> [Supplied records]:
--------

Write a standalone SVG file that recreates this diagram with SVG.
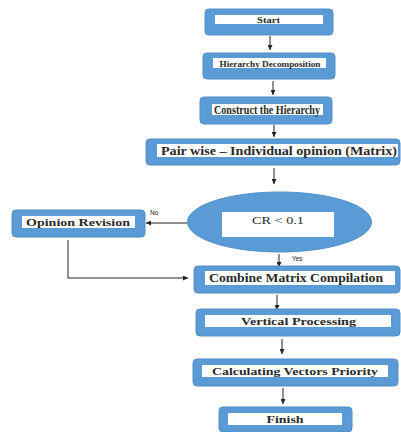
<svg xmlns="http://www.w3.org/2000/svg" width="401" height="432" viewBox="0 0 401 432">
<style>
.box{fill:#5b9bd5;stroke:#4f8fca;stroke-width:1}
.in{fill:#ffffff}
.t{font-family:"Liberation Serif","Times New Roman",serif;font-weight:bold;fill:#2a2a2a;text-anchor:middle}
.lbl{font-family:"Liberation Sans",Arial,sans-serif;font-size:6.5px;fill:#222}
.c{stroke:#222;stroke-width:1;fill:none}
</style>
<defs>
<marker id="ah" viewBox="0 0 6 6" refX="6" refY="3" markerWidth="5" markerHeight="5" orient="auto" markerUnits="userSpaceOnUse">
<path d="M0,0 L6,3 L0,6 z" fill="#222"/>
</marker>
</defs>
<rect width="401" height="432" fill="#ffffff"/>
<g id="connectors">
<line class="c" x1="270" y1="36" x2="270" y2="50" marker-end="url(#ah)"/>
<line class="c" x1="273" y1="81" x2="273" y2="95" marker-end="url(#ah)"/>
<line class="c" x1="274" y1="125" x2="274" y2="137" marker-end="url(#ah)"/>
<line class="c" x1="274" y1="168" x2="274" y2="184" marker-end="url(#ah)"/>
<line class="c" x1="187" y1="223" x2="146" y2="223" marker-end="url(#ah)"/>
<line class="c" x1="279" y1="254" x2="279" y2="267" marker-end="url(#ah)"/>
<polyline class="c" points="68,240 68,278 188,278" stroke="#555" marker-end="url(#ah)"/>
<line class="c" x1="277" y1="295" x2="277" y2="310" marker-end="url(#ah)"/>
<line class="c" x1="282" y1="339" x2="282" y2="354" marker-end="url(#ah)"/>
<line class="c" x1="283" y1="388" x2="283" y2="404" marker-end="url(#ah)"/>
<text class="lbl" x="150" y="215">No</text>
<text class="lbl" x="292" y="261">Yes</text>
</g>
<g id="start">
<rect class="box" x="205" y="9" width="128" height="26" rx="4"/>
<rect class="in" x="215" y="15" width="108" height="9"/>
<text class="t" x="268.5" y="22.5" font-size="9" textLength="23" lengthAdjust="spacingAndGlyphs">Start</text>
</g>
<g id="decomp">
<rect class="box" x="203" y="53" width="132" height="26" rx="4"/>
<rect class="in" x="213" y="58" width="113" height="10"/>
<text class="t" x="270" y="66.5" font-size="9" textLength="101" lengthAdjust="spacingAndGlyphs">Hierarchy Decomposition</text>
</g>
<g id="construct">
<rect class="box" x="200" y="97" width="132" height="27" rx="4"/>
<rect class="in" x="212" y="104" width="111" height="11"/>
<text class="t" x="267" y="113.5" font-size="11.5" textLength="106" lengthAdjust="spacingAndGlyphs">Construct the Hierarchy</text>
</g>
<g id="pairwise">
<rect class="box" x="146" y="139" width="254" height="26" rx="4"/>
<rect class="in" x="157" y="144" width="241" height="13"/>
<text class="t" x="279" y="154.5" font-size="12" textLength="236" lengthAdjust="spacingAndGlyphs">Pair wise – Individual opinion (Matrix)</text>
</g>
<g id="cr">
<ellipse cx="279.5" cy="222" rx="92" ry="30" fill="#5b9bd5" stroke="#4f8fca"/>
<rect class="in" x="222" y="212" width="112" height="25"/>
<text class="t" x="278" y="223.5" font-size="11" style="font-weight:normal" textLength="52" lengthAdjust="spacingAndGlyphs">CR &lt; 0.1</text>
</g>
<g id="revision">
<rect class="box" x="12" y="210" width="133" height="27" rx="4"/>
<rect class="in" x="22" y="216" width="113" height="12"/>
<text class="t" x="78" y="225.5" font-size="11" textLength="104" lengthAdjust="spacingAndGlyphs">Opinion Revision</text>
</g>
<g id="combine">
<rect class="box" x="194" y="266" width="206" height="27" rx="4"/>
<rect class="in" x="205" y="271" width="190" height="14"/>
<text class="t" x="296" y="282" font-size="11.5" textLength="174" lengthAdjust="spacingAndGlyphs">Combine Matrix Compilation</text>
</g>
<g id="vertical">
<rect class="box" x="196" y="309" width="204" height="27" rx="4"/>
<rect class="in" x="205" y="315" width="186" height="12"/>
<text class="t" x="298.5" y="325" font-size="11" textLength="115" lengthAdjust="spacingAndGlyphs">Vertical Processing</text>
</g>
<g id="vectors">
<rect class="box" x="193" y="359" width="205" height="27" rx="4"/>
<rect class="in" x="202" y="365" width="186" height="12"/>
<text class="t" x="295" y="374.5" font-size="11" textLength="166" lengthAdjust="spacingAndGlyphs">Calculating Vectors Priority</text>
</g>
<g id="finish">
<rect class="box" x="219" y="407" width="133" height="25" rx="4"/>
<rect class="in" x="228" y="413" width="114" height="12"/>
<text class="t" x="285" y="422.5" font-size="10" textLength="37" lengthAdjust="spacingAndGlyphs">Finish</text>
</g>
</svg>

--------

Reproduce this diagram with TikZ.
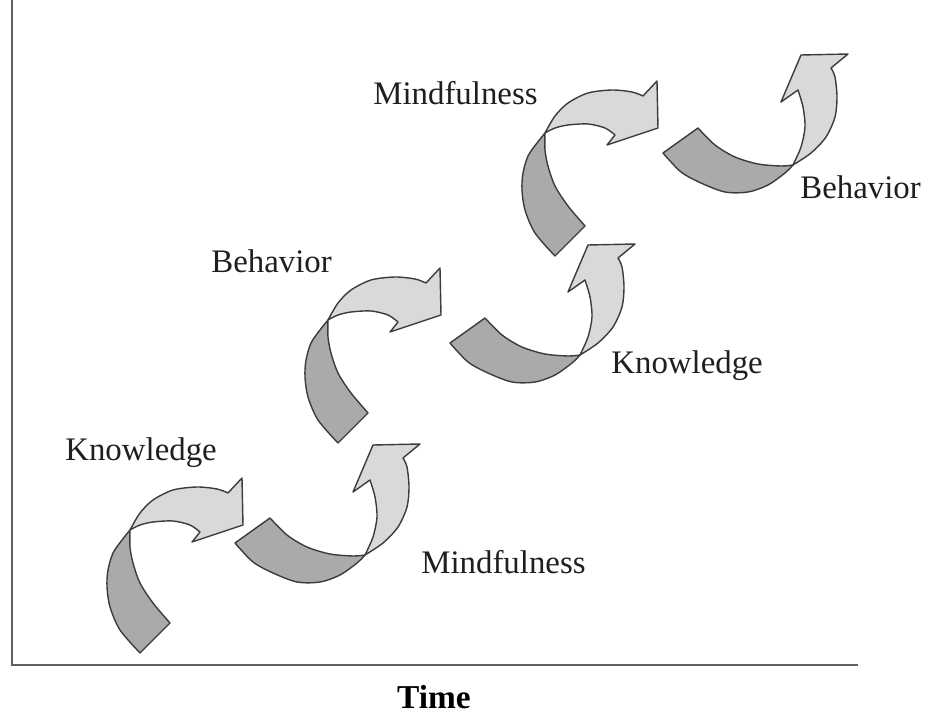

--------

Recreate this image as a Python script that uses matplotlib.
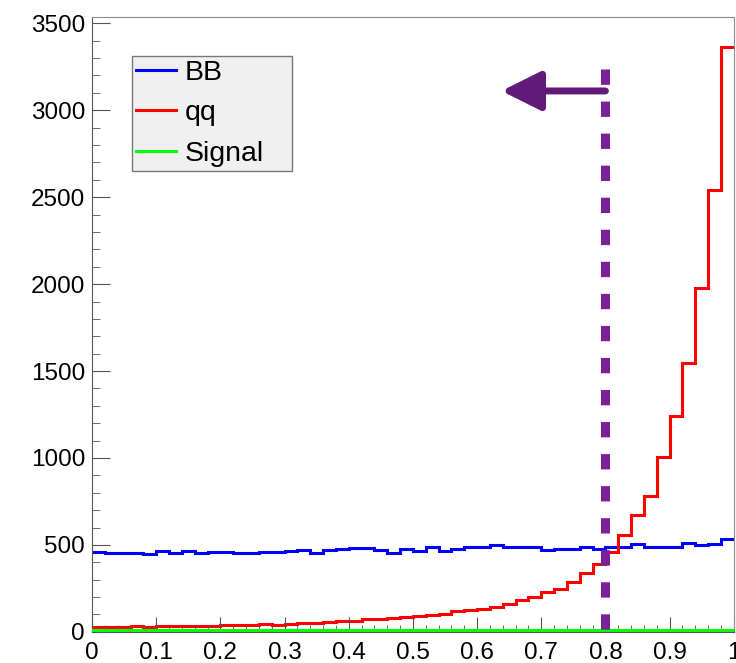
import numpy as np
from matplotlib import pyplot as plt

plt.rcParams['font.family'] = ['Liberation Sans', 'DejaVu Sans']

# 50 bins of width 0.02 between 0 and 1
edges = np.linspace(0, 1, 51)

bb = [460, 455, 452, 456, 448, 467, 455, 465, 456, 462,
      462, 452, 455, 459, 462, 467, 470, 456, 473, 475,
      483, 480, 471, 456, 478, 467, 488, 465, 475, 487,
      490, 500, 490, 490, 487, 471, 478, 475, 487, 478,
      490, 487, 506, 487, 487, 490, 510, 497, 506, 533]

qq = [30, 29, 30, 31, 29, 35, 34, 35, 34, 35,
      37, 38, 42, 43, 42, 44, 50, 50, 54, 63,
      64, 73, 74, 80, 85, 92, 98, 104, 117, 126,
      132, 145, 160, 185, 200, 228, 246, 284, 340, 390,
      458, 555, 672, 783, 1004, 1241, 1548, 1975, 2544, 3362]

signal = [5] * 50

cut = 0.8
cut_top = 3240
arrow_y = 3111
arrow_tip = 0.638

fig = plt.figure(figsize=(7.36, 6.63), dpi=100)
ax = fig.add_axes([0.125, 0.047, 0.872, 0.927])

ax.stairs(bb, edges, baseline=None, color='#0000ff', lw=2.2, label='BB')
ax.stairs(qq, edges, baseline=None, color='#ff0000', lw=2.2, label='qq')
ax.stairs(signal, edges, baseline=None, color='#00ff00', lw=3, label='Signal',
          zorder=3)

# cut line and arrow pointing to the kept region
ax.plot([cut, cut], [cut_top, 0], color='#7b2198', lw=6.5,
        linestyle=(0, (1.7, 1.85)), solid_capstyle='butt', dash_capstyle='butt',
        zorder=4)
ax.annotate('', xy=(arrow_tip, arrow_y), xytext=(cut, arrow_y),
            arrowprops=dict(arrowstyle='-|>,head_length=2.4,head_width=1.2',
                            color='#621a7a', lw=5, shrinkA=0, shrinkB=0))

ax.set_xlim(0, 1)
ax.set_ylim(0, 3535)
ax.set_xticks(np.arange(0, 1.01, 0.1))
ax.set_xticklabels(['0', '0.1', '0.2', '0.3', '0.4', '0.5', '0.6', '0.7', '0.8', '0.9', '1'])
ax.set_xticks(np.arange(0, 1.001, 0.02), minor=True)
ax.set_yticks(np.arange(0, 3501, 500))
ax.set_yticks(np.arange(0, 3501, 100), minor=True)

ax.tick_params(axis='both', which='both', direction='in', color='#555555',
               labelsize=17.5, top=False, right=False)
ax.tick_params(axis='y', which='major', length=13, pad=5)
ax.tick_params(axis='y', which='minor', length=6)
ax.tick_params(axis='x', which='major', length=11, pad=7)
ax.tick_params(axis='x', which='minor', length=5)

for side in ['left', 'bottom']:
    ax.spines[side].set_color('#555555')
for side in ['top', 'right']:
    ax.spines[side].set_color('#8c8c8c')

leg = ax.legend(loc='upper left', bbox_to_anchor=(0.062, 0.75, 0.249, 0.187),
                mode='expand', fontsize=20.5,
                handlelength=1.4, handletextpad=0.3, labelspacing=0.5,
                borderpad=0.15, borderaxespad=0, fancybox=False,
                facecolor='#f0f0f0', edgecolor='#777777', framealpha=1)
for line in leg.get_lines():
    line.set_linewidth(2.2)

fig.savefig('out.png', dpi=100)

--------

> [The problem]:
Of the lines above, quote exactly those from the one with "Recreate this image" through the one with "edges = np.linspace(0, 1, 51)", ends included; pictures stay out.

> [Exercise result]:
Recreate this image as a Python script that uses matplotlib.
import numpy as np
from matplotlib import pyplot as plt

plt.rcParams['font.family'] = ['Liberation Sans', 'DejaVu Sans']

# 50 bins of width 0.02 between 0 and 1
edges = np.linspace(0, 1, 51)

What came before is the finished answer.